Rusya ise siber savaş alanında üstünlük sağlamaya çalışıyor. Ukrayna altyapısına yönelik siber saldırılar, Batılı ülkelerdeki dezenformasyon kampanyaları... Bu görünmez savaşın cephelerdekinden daha az kritik olduğunu düşünmek büyük hata olur.

Gelecek Senaryoları: Sona Doğru mu, Yoksa...

Peki bu savaş nereye gidiyor? Uzmanlar arasında bile görüş birliği yok. Kimileri uzun ve yıpratıcı bir çatışma öngörürken, diğerleri diplomatik bir çözümün yakın olduğunu iddia ediyor. Gerçek şu ki, her iki taraf da şu an için 'zafer'den bahsetmekte ısrarlı.

Ukrayna batıdan gelen desteğe güveniyor, Rusya ise Batı'nın dayanma gücünün sınırlı olduğuna inanıyor. Kimin haklı çıkacağını zaman gösterecek. Ancak bir şey kesin: bu savaşın jeopolitik sonuçları onyıllarca hissedilecek.

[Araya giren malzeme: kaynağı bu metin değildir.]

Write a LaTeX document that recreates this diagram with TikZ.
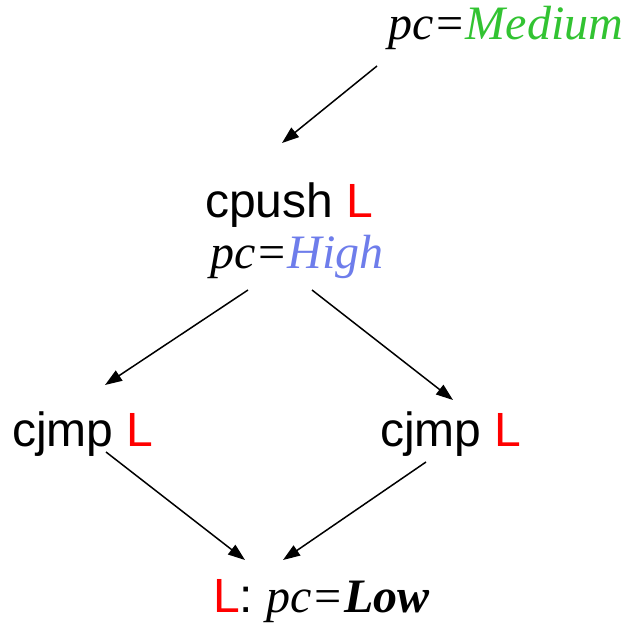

Son düşünce: Tüm bu karmaşık denklemde, Türkiye'nin denge politikası hayli dikkat çekici. Hem NATO üyesi hem de Rusya'yla diyalogu sürdüren Ankara, bu krizde kilit bir rol oynayabilir mi? Belki de barışa giden yol, beklenmedik bir aktörden geçiyordur.